Written and illustrated by Melanie Walsh
This book goes through a really accurate and easy-to-understand explanation of many of the results of asperger’s (note: now it is not technically labeled as aspergers, but is called autism spectrum disorder (ASD) since it falls under that umbrella and isn’t as strictly distinct as people thought before). We read about the things that make Isaac different from the other kids because of his autism, and it’s all framed within the idea that he’s a superhero. This makes it really positive which is fantastic, but children tend to take things very literally so it could be helpful to explain right off the bat that this book is about a boy who isn’t actually a superhero, but whose brain works differently than lots of other kids because he has something called autism, instead of waiting until the very end to understand that. If you do that, your child will be able to understand the book better instead of getting confused thinking that they’re reading about the child Iron Man or something. Throughout the book, we see why Isaac does some more unusual things or reacts in a certain way to common situations, which is really helpful so that children don’t just observe that different behavior, but can understand why those behaviors are helpful because of how they makes him feel.
During the reading:
- As I said in the review, I would start the book by explaining that Isaac has autism and giving a simple explanation of what that is.

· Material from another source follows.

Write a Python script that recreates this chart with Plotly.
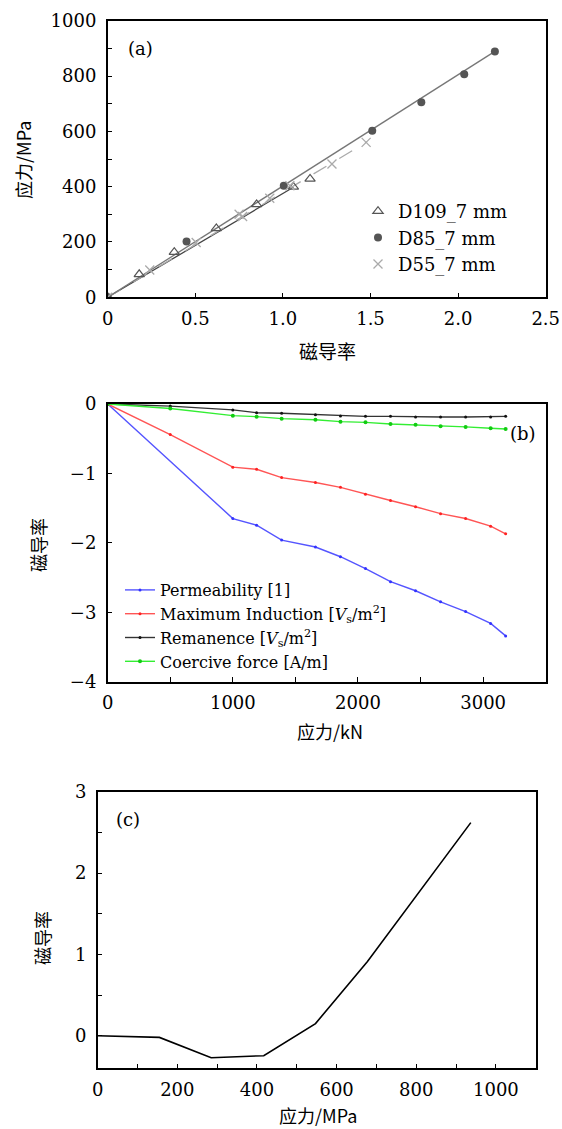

- This book provides so many opportunities to talk about different emotions and to help your child relate to Isaac through their explanations. Consider pausing on a lot of those pages to ask your child how they think he feels, if they’ve felt the same way doing the activity Isaac is, etc. Basically aim to help them to see how they’re similar to Isaac, and how the ways that they’re different is totally fine! The more children feel similar to other people, the more likely they are to reach out to them in proactive and positive ways.
- If your child does have autism, emphasize the ways in which they’re similar to Isaac, and have them tell you experiences of similar situations they’ve been in to him. This reflection will be really positive for them and can help you to better understand their experience as they have new prompts to recount their experiences with. Take advantage of how upbeat this book is to show them how they can view their autism in a superhero way! It’s important for children (and all people) to feel loved for all parts of them and not to be loved despite some attributes. So as your child recounts their experiences to you you’ll be able to express your love for your child as a whole person.
- If your child doesn’t have autism but knows somebody who does (maybe a classmate or family member), bring them up throughout the story to help your child draw connections between them and the extremely likeable and relatable Isaac. That way you’ll be helping them to specifically build empathy for that child.
- At the end of the book, you can talk about the last sentence saying that Isaac’s brother understands him, “and now you do too!” Make sure and ask them if they have any questions about autism, and help them to see how it’s not a scary and confusing topic, but something they can understand.